Problem details: Count how many lines hold the string "page". Answer with that number and nothing more.

====

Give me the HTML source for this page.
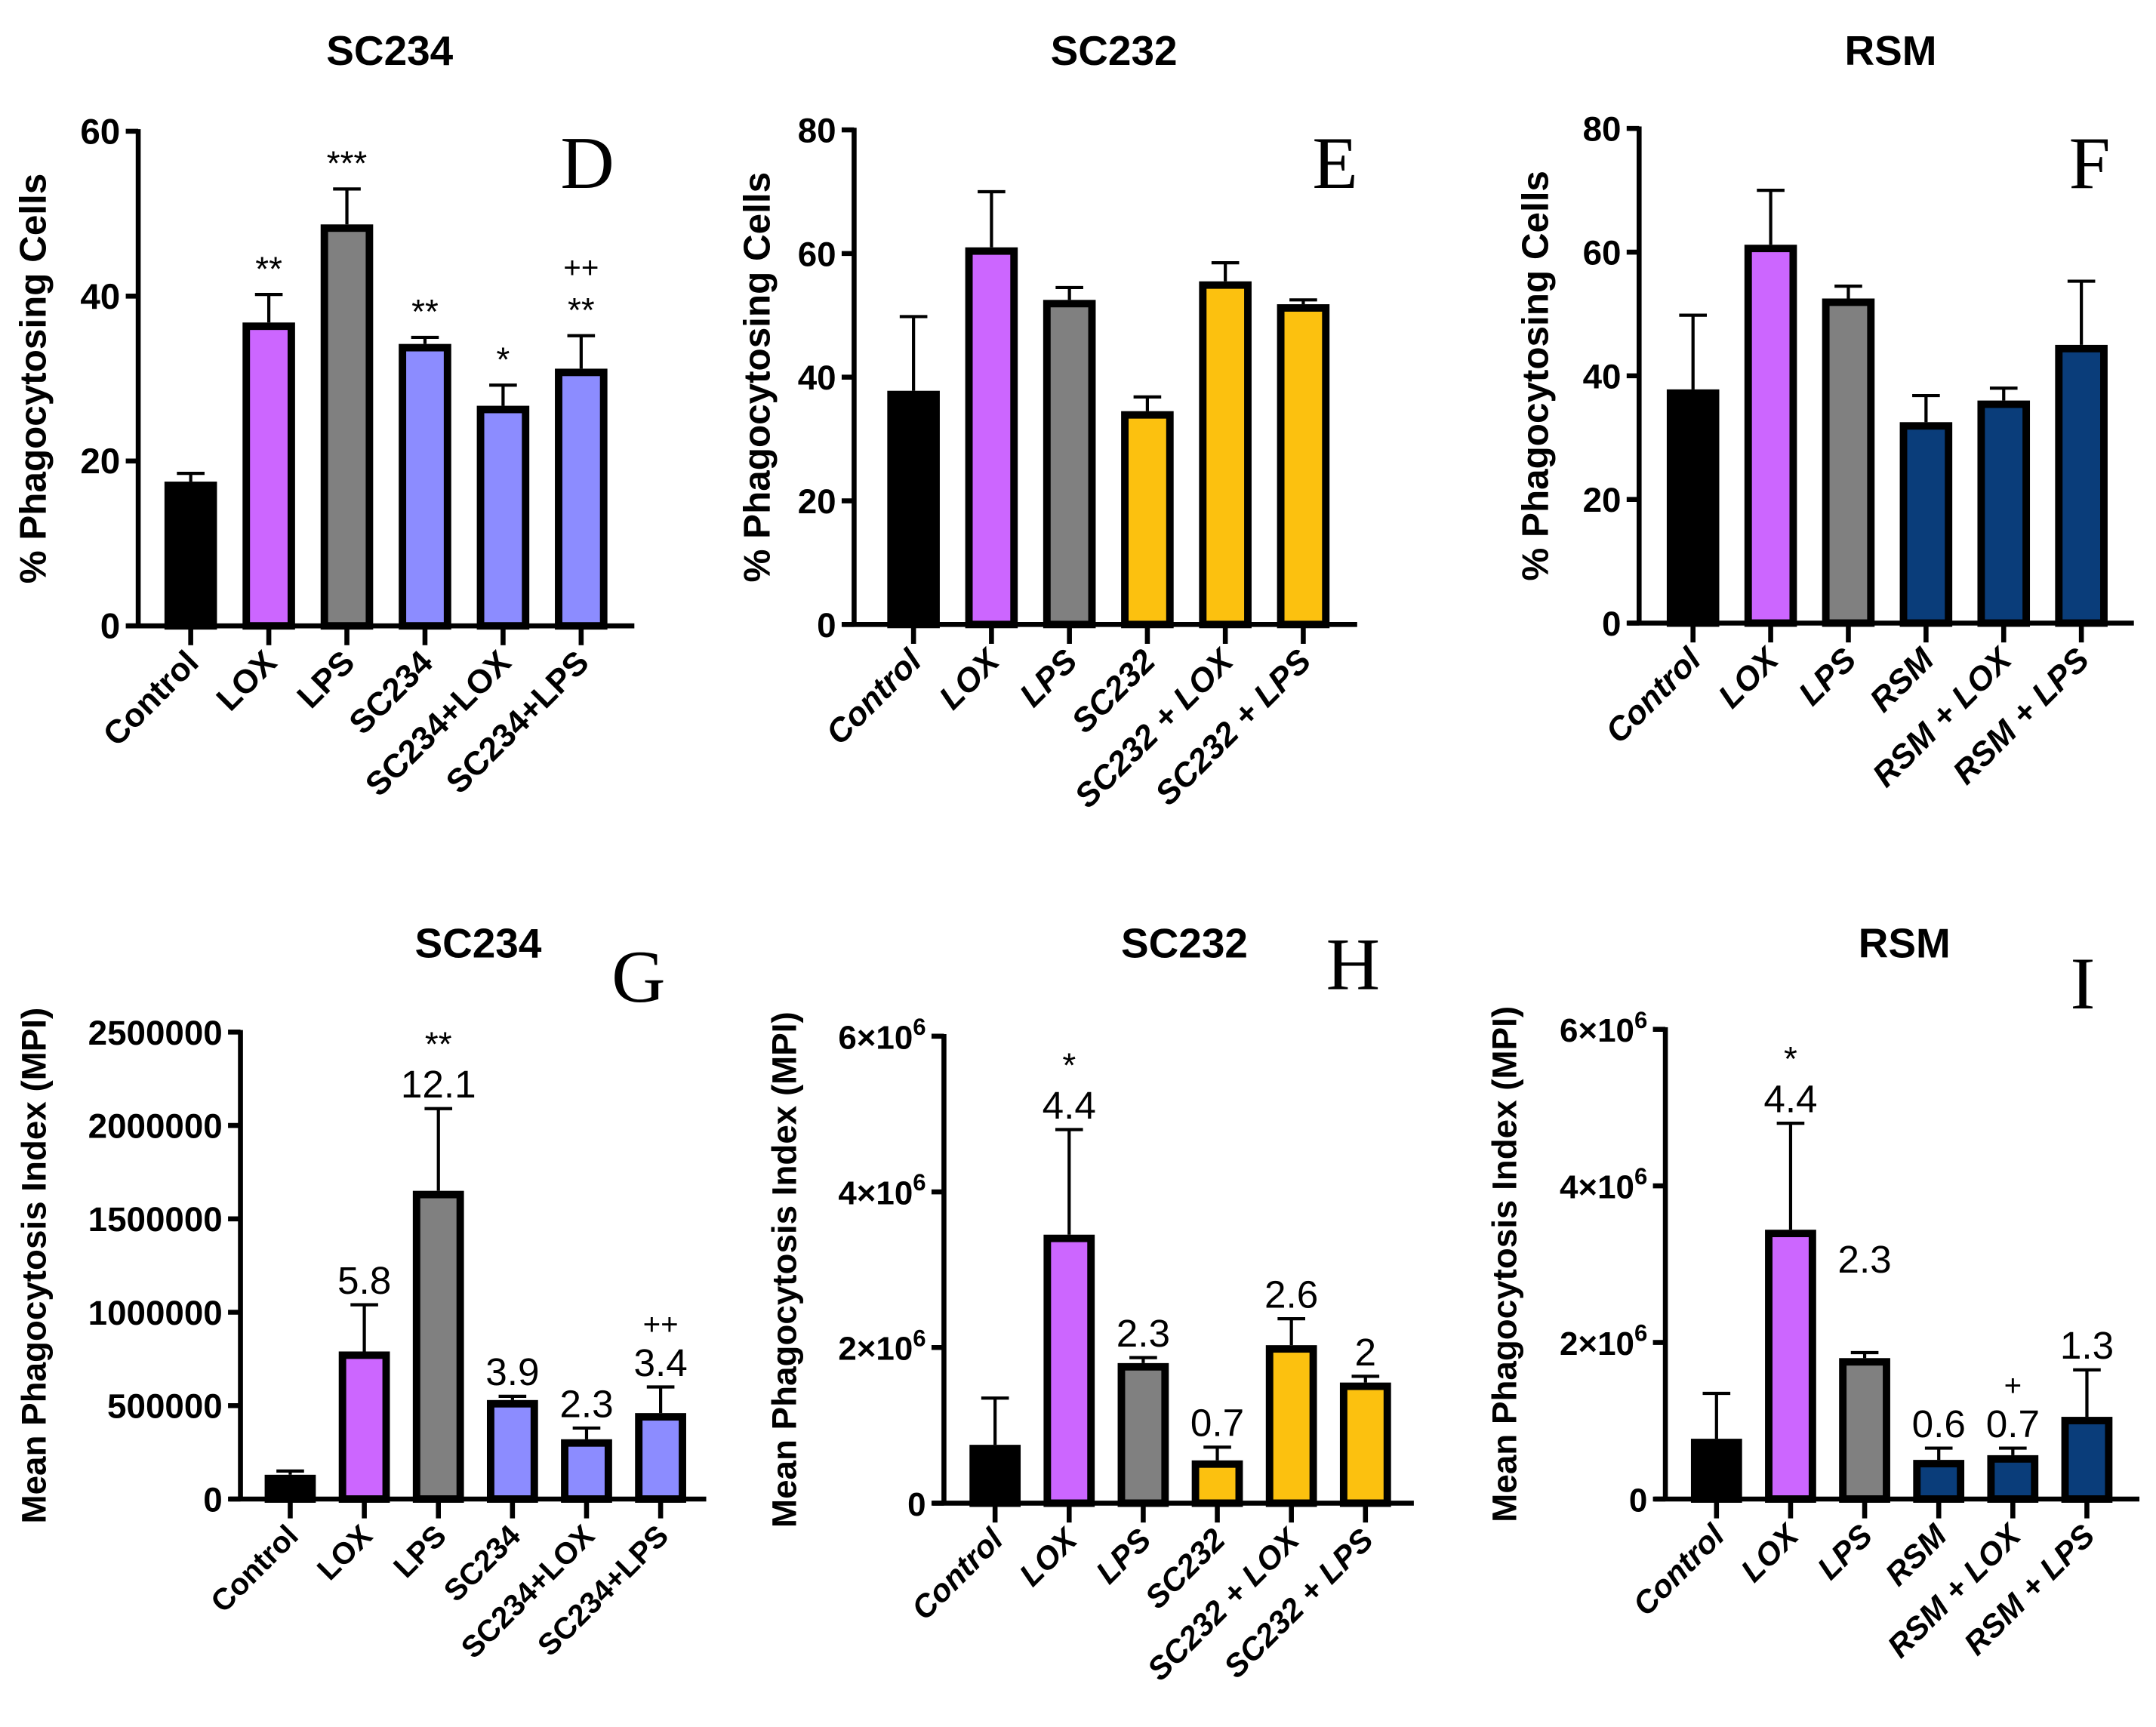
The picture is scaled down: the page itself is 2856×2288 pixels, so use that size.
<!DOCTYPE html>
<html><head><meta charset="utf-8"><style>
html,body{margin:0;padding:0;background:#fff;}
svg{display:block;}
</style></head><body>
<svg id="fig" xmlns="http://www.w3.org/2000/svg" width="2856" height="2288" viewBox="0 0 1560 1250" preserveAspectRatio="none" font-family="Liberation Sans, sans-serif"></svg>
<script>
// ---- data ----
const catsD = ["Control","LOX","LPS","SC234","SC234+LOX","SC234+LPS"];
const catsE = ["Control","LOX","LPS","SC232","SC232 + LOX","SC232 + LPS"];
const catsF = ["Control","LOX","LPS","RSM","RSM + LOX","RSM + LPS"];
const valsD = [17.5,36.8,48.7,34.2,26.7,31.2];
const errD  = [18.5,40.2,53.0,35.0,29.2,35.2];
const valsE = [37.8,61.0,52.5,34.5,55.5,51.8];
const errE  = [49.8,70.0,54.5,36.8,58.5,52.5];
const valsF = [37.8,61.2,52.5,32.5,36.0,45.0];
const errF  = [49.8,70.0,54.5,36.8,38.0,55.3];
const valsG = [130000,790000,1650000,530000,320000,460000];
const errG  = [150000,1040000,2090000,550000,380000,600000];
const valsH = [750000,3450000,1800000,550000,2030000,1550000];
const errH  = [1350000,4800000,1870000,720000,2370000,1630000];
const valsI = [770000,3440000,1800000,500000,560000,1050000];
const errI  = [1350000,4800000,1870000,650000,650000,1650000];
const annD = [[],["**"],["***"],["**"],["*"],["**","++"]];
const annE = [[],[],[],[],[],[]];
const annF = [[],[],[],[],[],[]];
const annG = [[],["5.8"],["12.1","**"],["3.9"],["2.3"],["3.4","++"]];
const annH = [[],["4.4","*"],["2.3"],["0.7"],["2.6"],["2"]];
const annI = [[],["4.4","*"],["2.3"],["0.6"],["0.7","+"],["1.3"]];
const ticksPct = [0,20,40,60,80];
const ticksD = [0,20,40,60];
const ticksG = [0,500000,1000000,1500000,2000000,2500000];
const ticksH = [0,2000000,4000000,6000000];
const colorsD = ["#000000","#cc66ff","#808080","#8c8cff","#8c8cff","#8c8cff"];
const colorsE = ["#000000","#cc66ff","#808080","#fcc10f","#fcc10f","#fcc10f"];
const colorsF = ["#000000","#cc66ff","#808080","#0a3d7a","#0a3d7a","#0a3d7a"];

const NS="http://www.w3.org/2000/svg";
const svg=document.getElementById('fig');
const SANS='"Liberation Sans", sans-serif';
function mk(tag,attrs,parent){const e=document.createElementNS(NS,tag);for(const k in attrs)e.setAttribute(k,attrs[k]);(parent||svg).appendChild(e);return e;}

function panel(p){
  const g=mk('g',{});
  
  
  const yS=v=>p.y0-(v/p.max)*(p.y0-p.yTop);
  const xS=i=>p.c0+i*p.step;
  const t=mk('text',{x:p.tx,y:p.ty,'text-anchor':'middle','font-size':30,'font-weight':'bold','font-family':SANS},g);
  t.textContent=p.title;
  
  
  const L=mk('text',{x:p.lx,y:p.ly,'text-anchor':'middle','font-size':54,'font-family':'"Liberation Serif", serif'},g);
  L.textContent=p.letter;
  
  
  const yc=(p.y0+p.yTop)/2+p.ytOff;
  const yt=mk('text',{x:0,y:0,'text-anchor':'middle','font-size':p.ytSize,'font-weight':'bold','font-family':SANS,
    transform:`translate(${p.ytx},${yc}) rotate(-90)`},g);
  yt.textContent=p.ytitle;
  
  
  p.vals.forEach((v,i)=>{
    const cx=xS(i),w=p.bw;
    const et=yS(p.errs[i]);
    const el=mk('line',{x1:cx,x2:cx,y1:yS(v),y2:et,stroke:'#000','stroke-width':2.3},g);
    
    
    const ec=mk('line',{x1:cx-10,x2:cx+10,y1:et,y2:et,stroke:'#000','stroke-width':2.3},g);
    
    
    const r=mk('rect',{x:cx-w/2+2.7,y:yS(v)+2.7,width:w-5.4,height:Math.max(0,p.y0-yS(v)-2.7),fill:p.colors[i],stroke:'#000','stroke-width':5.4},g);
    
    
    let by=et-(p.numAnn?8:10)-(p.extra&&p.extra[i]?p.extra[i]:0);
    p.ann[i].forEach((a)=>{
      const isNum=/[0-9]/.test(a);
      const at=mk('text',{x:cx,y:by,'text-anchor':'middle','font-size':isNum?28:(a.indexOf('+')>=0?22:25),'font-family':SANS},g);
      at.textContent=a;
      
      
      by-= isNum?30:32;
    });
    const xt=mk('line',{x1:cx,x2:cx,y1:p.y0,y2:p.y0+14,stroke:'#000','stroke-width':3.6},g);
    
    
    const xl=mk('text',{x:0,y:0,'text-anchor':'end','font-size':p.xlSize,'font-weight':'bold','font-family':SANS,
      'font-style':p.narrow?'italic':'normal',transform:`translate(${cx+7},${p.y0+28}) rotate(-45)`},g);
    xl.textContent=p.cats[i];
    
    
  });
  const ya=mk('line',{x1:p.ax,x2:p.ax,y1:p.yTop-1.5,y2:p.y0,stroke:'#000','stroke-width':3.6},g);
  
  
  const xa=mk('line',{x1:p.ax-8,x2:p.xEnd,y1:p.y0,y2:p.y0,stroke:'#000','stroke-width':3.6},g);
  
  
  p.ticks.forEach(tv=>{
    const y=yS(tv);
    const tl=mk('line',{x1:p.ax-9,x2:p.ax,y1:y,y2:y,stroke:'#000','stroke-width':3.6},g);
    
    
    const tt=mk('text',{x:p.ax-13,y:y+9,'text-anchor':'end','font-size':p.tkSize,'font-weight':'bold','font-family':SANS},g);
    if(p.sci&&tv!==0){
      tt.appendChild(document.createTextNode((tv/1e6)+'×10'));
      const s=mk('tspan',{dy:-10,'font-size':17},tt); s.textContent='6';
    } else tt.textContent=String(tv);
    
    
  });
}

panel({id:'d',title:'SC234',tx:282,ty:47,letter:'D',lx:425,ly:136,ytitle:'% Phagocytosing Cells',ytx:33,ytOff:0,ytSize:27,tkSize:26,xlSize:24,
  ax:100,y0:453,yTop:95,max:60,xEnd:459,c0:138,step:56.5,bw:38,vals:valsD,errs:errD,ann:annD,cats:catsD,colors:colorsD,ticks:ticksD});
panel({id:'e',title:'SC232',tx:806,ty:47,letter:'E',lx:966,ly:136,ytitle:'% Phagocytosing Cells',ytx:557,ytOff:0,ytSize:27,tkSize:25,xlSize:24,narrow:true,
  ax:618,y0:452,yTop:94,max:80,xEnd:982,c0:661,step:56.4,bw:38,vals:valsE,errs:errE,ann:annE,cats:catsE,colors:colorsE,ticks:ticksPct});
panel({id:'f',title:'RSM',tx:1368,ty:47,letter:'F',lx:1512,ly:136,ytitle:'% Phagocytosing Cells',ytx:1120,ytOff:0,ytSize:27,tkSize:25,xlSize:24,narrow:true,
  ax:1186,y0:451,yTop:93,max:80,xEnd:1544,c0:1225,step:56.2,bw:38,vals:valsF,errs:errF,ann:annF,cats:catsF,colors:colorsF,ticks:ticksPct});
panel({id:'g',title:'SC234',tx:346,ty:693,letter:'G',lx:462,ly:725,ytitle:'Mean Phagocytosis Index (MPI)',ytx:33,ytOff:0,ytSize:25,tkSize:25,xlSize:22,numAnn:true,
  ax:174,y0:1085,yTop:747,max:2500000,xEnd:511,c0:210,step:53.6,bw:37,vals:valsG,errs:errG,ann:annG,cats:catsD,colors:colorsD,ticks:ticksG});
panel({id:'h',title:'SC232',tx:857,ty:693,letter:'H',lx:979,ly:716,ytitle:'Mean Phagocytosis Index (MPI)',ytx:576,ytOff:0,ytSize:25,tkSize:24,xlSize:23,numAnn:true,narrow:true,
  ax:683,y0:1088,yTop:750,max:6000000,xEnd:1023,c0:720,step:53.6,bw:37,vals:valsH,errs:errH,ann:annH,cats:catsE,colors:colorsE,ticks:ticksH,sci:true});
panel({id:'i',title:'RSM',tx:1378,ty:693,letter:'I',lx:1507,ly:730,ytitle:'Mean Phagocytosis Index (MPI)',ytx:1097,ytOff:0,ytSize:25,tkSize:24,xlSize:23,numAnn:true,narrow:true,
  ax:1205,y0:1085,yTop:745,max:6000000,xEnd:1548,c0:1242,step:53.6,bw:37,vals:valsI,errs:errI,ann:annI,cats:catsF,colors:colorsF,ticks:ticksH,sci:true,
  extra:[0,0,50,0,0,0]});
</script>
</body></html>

====

Full response: 2